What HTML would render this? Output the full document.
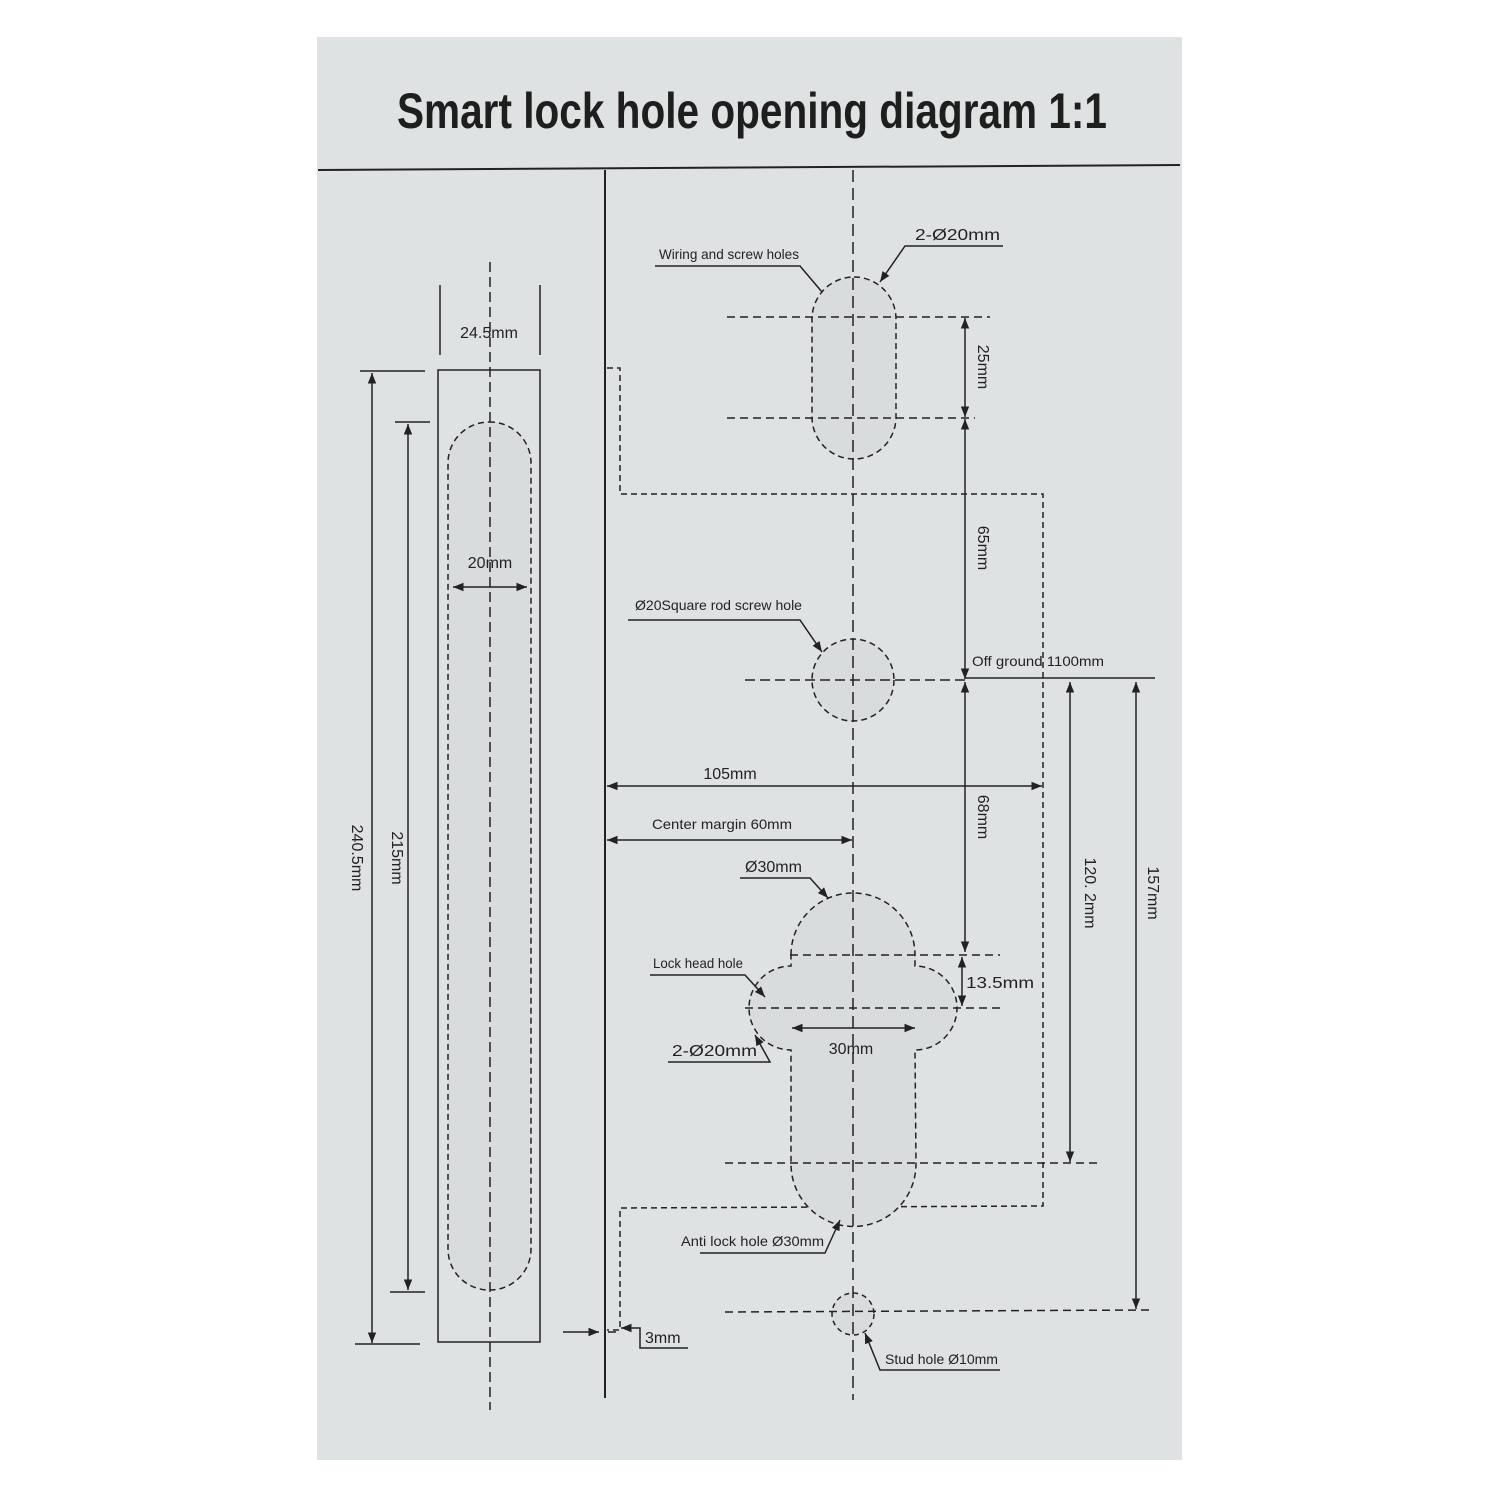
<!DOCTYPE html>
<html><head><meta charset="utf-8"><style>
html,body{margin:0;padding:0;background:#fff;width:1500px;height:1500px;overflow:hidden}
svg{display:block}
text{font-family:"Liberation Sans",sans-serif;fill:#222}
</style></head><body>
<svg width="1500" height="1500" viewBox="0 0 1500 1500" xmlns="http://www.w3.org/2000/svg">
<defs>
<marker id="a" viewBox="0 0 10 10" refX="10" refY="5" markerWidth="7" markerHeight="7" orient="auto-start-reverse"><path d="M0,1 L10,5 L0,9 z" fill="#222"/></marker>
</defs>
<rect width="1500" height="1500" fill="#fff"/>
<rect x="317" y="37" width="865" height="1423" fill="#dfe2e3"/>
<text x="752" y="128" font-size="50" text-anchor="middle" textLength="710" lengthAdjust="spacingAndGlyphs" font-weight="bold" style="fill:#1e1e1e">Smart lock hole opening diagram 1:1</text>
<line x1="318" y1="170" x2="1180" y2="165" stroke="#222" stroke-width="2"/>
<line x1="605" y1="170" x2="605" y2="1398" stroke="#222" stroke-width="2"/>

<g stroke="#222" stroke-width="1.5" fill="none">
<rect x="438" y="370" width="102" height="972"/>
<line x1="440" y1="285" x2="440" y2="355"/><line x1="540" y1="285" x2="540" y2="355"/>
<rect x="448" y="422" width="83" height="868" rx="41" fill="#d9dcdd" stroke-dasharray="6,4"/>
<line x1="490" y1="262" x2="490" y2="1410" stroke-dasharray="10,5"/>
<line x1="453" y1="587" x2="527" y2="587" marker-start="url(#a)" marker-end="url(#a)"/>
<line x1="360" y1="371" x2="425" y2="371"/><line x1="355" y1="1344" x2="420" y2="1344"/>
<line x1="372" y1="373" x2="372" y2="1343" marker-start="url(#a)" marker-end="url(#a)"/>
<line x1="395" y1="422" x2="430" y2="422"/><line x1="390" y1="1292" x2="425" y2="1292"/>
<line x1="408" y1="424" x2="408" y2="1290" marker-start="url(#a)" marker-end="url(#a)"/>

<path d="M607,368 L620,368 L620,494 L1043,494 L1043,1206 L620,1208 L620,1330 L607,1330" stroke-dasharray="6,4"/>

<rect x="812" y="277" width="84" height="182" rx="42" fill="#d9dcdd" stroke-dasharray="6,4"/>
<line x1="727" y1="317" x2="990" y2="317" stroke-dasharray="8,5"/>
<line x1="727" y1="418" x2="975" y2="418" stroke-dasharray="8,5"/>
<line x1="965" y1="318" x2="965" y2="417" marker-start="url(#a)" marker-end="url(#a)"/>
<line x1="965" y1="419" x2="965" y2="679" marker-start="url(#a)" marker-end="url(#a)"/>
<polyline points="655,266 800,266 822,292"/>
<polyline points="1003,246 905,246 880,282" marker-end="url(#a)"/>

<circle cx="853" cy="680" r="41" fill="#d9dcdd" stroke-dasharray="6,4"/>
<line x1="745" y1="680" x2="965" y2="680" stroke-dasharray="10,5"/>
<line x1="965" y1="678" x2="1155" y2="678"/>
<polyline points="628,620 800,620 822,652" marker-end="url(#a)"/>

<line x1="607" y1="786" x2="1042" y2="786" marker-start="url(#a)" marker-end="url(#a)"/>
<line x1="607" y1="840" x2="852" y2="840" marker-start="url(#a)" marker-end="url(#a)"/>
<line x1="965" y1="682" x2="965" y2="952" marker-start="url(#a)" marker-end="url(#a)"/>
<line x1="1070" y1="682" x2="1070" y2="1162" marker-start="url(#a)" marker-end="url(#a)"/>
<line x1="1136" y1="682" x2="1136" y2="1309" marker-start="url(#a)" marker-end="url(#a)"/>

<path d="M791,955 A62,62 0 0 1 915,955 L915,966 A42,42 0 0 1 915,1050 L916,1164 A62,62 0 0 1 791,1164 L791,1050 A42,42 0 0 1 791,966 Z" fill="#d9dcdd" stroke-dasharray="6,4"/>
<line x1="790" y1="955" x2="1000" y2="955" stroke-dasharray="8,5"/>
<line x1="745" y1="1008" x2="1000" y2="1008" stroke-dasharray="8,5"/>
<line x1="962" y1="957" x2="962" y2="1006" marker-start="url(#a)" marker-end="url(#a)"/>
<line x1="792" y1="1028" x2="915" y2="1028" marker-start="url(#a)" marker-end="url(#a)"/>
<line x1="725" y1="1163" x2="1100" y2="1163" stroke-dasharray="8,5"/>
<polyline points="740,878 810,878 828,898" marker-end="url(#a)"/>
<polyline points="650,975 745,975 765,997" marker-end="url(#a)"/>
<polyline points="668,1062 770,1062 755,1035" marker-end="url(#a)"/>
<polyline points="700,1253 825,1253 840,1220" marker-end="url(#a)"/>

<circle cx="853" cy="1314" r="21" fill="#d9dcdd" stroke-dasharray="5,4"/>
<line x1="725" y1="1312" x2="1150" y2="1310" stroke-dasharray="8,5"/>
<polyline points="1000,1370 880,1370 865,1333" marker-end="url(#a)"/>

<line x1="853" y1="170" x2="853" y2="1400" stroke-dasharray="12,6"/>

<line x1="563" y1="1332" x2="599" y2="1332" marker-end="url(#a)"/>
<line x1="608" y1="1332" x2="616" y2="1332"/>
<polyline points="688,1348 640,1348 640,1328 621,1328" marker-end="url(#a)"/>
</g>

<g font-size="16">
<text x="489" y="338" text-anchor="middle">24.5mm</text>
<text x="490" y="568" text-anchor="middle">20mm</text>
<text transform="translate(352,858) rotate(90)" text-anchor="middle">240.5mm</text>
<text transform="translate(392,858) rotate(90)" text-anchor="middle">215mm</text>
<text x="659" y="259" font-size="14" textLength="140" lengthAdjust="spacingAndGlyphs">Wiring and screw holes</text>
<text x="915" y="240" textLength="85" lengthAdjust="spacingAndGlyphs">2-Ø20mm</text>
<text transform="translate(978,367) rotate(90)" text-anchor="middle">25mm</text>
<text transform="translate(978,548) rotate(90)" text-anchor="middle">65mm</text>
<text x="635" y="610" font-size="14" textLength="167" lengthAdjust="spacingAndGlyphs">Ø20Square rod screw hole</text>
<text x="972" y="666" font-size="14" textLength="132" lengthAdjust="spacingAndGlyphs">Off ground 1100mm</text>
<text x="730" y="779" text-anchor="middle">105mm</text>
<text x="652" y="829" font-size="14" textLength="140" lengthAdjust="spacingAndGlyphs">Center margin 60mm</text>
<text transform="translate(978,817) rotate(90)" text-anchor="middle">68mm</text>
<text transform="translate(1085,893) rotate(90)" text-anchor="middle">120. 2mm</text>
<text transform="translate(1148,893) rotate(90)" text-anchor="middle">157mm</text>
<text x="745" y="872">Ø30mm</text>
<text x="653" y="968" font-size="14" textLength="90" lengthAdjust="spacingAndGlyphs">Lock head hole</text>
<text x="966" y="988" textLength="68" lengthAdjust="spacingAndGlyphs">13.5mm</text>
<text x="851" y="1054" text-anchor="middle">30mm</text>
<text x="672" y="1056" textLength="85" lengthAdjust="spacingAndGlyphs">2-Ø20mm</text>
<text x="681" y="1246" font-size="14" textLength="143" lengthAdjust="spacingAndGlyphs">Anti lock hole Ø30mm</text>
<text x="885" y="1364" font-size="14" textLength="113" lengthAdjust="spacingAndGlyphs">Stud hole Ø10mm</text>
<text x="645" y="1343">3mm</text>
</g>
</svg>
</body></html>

*TASK DESCRIPTION*. Write the listing above out again exactly, dropping each image.

*RESULT BELOW*.
What HTML would render this? Output the full document.
<!DOCTYPE html>
<html><head><meta charset="utf-8"><style>
html,body{margin:0;padding:0;background:#fff;width:1500px;height:1500px;overflow:hidden}
svg{display:block}
text{font-family:"Liberation Sans",sans-serif;fill:#222}
</style></head><body>
<svg width="1500" height="1500" viewBox="0 0 1500 1500" xmlns="http://www.w3.org/2000/svg">
<defs>
<marker id="a" viewBox="0 0 10 10" refX="10" refY="5" markerWidth="7" markerHeight="7" orient="auto-start-reverse"><path d="M0,1 L10,5 L0,9 z" fill="#222"/></marker>
</defs>
<rect width="1500" height="1500" fill="#fff"/>
<rect x="317" y="37" width="865" height="1423" fill="#dfe2e3"/>
<text x="752" y="128" font-size="50" text-anchor="middle" textLength="710" lengthAdjust="spacingAndGlyphs" font-weight="bold" style="fill:#1e1e1e">Smart lock hole opening diagram 1:1</text>
<line x1="318" y1="170" x2="1180" y2="165" stroke="#222" stroke-width="2"/>
<line x1="605" y1="170" x2="605" y2="1398" stroke="#222" stroke-width="2"/>

<g stroke="#222" stroke-width="1.5" fill="none">
<rect x="438" y="370" width="102" height="972"/>
<line x1="440" y1="285" x2="440" y2="355"/><line x1="540" y1="285" x2="540" y2="355"/>
<rect x="448" y="422" width="83" height="868" rx="41" fill="#d9dcdd" stroke-dasharray="6,4"/>
<line x1="490" y1="262" x2="490" y2="1410" stroke-dasharray="10,5"/>
<line x1="453" y1="587" x2="527" y2="587" marker-start="url(#a)" marker-end="url(#a)"/>
<line x1="360" y1="371" x2="425" y2="371"/><line x1="355" y1="1344" x2="420" y2="1344"/>
<line x1="372" y1="373" x2="372" y2="1343" marker-start="url(#a)" marker-end="url(#a)"/>
<line x1="395" y1="422" x2="430" y2="422"/><line x1="390" y1="1292" x2="425" y2="1292"/>
<line x1="408" y1="424" x2="408" y2="1290" marker-start="url(#a)" marker-end="url(#a)"/>

<path d="M607,368 L620,368 L620,494 L1043,494 L1043,1206 L620,1208 L620,1330 L607,1330" stroke-dasharray="6,4"/>

<rect x="812" y="277" width="84" height="182" rx="42" fill="#d9dcdd" stroke-dasharray="6,4"/>
<line x1="727" y1="317" x2="990" y2="317" stroke-dasharray="8,5"/>
<line x1="727" y1="418" x2="975" y2="418" stroke-dasharray="8,5"/>
<line x1="965" y1="318" x2="965" y2="417" marker-start="url(#a)" marker-end="url(#a)"/>
<line x1="965" y1="419" x2="965" y2="679" marker-start="url(#a)" marker-end="url(#a)"/>
<polyline points="655,266 800,266 822,292"/>
<polyline points="1003,246 905,246 880,282" marker-end="url(#a)"/>

<circle cx="853" cy="680" r="41" fill="#d9dcdd" stroke-dasharray="6,4"/>
<line x1="745" y1="680" x2="965" y2="680" stroke-dasharray="10,5"/>
<line x1="965" y1="678" x2="1155" y2="678"/>
<polyline points="628,620 800,620 822,652" marker-end="url(#a)"/>

<line x1="607" y1="786" x2="1042" y2="786" marker-start="url(#a)" marker-end="url(#a)"/>
<line x1="607" y1="840" x2="852" y2="840" marker-start="url(#a)" marker-end="url(#a)"/>
<line x1="965" y1="682" x2="965" y2="952" marker-start="url(#a)" marker-end="url(#a)"/>
<line x1="1070" y1="682" x2="1070" y2="1162" marker-start="url(#a)" marker-end="url(#a)"/>
<line x1="1136" y1="682" x2="1136" y2="1309" marker-start="url(#a)" marker-end="url(#a)"/>

<path d="M791,955 A62,62 0 0 1 915,955 L915,966 A42,42 0 0 1 915,1050 L916,1164 A62,62 0 0 1 791,1164 L791,1050 A42,42 0 0 1 791,966 Z" fill="#d9dcdd" stroke-dasharray="6,4"/>
<line x1="790" y1="955" x2="1000" y2="955" stroke-dasharray="8,5"/>
<line x1="745" y1="1008" x2="1000" y2="1008" stroke-dasharray="8,5"/>
<line x1="962" y1="957" x2="962" y2="1006" marker-start="url(#a)" marker-end="url(#a)"/>
<line x1="792" y1="1028" x2="915" y2="1028" marker-start="url(#a)" marker-end="url(#a)"/>
<line x1="725" y1="1163" x2="1100" y2="1163" stroke-dasharray="8,5"/>
<polyline points="740,878 810,878 828,898" marker-end="url(#a)"/>
<polyline points="650,975 745,975 765,997" marker-end="url(#a)"/>
<polyline points="668,1062 770,1062 755,1035" marker-end="url(#a)"/>
<polyline points="700,1253 825,1253 840,1220" marker-end="url(#a)"/>

<circle cx="853" cy="1314" r="21" fill="#d9dcdd" stroke-dasharray="5,4"/>
<line x1="725" y1="1312" x2="1150" y2="1310" stroke-dasharray="8,5"/>
<polyline points="1000,1370 880,1370 865,1333" marker-end="url(#a)"/>

<line x1="853" y1="170" x2="853" y2="1400" stroke-dasharray="12,6"/>

<line x1="563" y1="1332" x2="599" y2="1332" marker-end="url(#a)"/>
<line x1="608" y1="1332" x2="616" y2="1332"/>
<polyline points="688,1348 640,1348 640,1328 621,1328" marker-end="url(#a)"/>
</g>

<g font-size="16">
<text x="489" y="338" text-anchor="middle">24.5mm</text>
<text x="490" y="568" text-anchor="middle">20mm</text>
<text transform="translate(352,858) rotate(90)" text-anchor="middle">240.5mm</text>
<text transform="translate(392,858) rotate(90)" text-anchor="middle">215mm</text>
<text x="659" y="259" font-size="14" textLength="140" lengthAdjust="spacingAndGlyphs">Wiring and screw holes</text>
<text x="915" y="240" textLength="85" lengthAdjust="spacingAndGlyphs">2-Ø20mm</text>
<text transform="translate(978,367) rotate(90)" text-anchor="middle">25mm</text>
<text transform="translate(978,548) rotate(90)" text-anchor="middle">65mm</text>
<text x="635" y="610" font-size="14" textLength="167" lengthAdjust="spacingAndGlyphs">Ø20Square rod screw hole</text>
<text x="972" y="666" font-size="14" textLength="132" lengthAdjust="spacingAndGlyphs">Off ground 1100mm</text>
<text x="730" y="779" text-anchor="middle">105mm</text>
<text x="652" y="829" font-size="14" textLength="140" lengthAdjust="spacingAndGlyphs">Center margin 60mm</text>
<text transform="translate(978,817) rotate(90)" text-anchor="middle">68mm</text>
<text transform="translate(1085,893) rotate(90)" text-anchor="middle">120. 2mm</text>
<text transform="translate(1148,893) rotate(90)" text-anchor="middle">157mm</text>
<text x="745" y="872">Ø30mm</text>
<text x="653" y="968" font-size="14" textLength="90" lengthAdjust="spacingAndGlyphs">Lock head hole</text>
<text x="966" y="988" textLength="68" lengthAdjust="spacingAndGlyphs">13.5mm</text>
<text x="851" y="1054" text-anchor="middle">30mm</text>
<text x="672" y="1056" textLength="85" lengthAdjust="spacingAndGlyphs">2-Ø20mm</text>
<text x="681" y="1246" font-size="14" textLength="143" lengthAdjust="spacingAndGlyphs">Anti lock hole Ø30mm</text>
<text x="885" y="1364" font-size="14" textLength="113" lengthAdjust="spacingAndGlyphs">Stud hole Ø10mm</text>
<text x="645" y="1343">3mm</text>
</g>
</svg>
</body></html>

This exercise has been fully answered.